THE PROBLEM:
Write out the entire listing below exactly as it appears, minus any pictures.

GIVEN INFORMATION:
"""

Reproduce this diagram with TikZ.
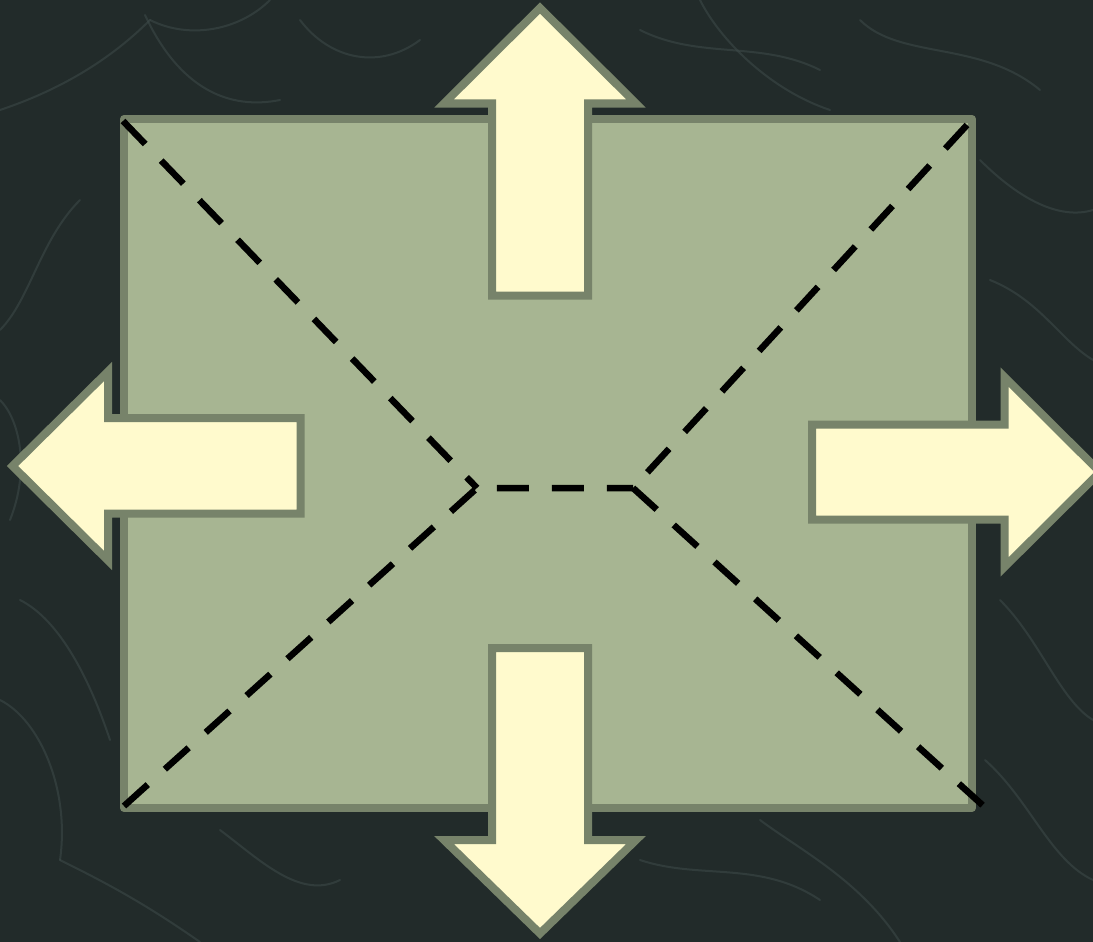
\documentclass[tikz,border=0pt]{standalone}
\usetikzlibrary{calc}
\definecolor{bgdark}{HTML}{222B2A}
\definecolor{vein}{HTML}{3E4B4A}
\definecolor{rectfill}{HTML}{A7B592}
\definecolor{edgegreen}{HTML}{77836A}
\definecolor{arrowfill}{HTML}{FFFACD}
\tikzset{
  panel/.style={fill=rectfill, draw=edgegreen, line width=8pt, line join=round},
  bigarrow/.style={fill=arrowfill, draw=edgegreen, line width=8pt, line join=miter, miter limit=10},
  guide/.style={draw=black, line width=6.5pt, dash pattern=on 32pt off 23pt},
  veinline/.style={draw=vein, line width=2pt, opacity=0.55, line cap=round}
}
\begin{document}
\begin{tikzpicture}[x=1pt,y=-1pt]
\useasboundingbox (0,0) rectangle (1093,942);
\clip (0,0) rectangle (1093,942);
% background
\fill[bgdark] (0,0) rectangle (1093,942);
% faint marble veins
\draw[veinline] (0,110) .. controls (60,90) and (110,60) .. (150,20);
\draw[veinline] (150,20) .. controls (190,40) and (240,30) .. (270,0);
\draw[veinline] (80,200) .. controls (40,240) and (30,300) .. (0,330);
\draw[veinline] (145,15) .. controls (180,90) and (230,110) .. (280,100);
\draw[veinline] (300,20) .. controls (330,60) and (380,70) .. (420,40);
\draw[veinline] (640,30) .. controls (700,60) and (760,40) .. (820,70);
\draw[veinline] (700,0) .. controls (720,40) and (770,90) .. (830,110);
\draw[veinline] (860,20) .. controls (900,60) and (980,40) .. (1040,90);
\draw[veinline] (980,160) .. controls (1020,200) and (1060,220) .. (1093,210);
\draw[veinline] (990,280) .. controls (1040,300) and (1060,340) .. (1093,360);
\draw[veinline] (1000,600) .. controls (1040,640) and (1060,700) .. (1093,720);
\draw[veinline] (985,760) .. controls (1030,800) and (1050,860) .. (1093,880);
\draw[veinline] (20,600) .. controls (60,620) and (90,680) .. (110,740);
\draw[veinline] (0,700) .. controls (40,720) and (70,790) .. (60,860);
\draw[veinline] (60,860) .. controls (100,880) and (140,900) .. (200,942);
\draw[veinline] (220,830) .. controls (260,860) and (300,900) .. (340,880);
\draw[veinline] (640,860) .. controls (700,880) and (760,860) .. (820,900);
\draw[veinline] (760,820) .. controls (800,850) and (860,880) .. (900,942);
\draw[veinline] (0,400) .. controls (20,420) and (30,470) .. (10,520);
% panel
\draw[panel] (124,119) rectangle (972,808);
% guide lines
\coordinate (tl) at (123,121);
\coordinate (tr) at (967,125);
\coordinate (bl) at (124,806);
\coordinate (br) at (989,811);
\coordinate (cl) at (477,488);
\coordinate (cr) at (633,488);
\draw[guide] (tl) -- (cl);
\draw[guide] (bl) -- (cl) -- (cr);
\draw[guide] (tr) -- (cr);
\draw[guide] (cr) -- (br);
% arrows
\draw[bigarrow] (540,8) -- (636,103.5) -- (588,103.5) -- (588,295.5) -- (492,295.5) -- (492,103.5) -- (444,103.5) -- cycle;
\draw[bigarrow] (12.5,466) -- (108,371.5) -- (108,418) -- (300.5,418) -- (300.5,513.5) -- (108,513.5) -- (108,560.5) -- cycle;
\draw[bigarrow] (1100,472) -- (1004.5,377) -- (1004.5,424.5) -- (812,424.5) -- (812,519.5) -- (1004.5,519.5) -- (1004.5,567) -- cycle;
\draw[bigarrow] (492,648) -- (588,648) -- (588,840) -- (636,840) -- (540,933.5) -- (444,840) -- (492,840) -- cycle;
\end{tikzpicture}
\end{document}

"""

EXPECTED ANSWER:
Reproduce this diagram with TikZ.
\documentclass[tikz,border=0pt]{standalone}
\usetikzlibrary{calc}
\definecolor{bgdark}{HTML}{222B2A}
\definecolor{vein}{HTML}{3E4B4A}
\definecolor{rectfill}{HTML}{A7B592}
\definecolor{edgegreen}{HTML}{77836A}
\definecolor{arrowfill}{HTML}{FFFACD}
\tikzset{
  panel/.style={fill=rectfill, draw=edgegreen, line width=8pt, line join=round},
  bigarrow/.style={fill=arrowfill, draw=edgegreen, line width=8pt, line join=miter, miter limit=10},
  guide/.style={draw=black, line width=6.5pt, dash pattern=on 32pt off 23pt},
  veinline/.style={draw=vein, line width=2pt, opacity=0.55, line cap=round}
}
\begin{document}
\begin{tikzpicture}[x=1pt,y=-1pt]
\useasboundingbox (0,0) rectangle (1093,942);
\clip (0,0) rectangle (1093,942);
% background
\fill[bgdark] (0,0) rectangle (1093,942);
% faint marble veins
\draw[veinline] (0,110) .. controls (60,90) and (110,60) .. (150,20);
\draw[veinline] (150,20) .. controls (190,40) and (240,30) .. (270,0);
\draw[veinline] (80,200) .. controls (40,240) and (30,300) .. (0,330);
\draw[veinline] (145,15) .. controls (180,90) and (230,110) .. (280,100);
\draw[veinline] (300,20) .. controls (330,60) and (380,70) .. (420,40);
\draw[veinline] (640,30) .. controls (700,60) and (760,40) .. (820,70);
\draw[veinline] (700,0) .. controls (720,40) and (770,90) .. (830,110);
\draw[veinline] (860,20) .. controls (900,60) and (980,40) .. (1040,90);
\draw[veinline] (980,160) .. controls (1020,200) and (1060,220) .. (1093,210);
\draw[veinline] (990,280) .. controls (1040,300) and (1060,340) .. (1093,360);
\draw[veinline] (1000,600) .. controls (1040,640) and (1060,700) .. (1093,720);
\draw[veinline] (985,760) .. controls (1030,800) and (1050,860) .. (1093,880);
\draw[veinline] (20,600) .. controls (60,620) and (90,680) .. (110,740);
\draw[veinline] (0,700) .. controls (40,720) and (70,790) .. (60,860);
\draw[veinline] (60,860) .. controls (100,880) and (140,900) .. (200,942);
\draw[veinline] (220,830) .. controls (260,860) and (300,900) .. (340,880);
\draw[veinline] (640,860) .. controls (700,880) and (760,860) .. (820,900);
\draw[veinline] (760,820) .. controls (800,850) and (860,880) .. (900,942);
\draw[veinline] (0,400) .. controls (20,420) and (30,470) .. (10,520);
% panel
\draw[panel] (124,119) rectangle (972,808);
% guide lines
\coordinate (tl) at (123,121);
\coordinate (tr) at (967,125);
\coordinate (bl) at (124,806);
\coordinate (br) at (989,811);
\coordinate (cl) at (477,488);
\coordinate (cr) at (633,488);
\draw[guide] (tl) -- (cl);
\draw[guide] (bl) -- (cl) -- (cr);
\draw[guide] (tr) -- (cr);
\draw[guide] (cr) -- (br);
% arrows
\draw[bigarrow] (540,8) -- (636,103.5) -- (588,103.5) -- (588,295.5) -- (492,295.5) -- (492,103.5) -- (444,103.5) -- cycle;
\draw[bigarrow] (12.5,466) -- (108,371.5) -- (108,418) -- (300.5,418) -- (300.5,513.5) -- (108,513.5) -- (108,560.5) -- cycle;
\draw[bigarrow] (1100,472) -- (1004.5,377) -- (1004.5,424.5) -- (812,424.5) -- (812,519.5) -- (1004.5,519.5) -- (1004.5,567) -- cycle;
\draw[bigarrow] (492,648) -- (588,648) -- (588,840) -- (636,840) -- (540,933.5) -- (444,840) -- (492,840) -- cycle;
\end{tikzpicture}
\end{document}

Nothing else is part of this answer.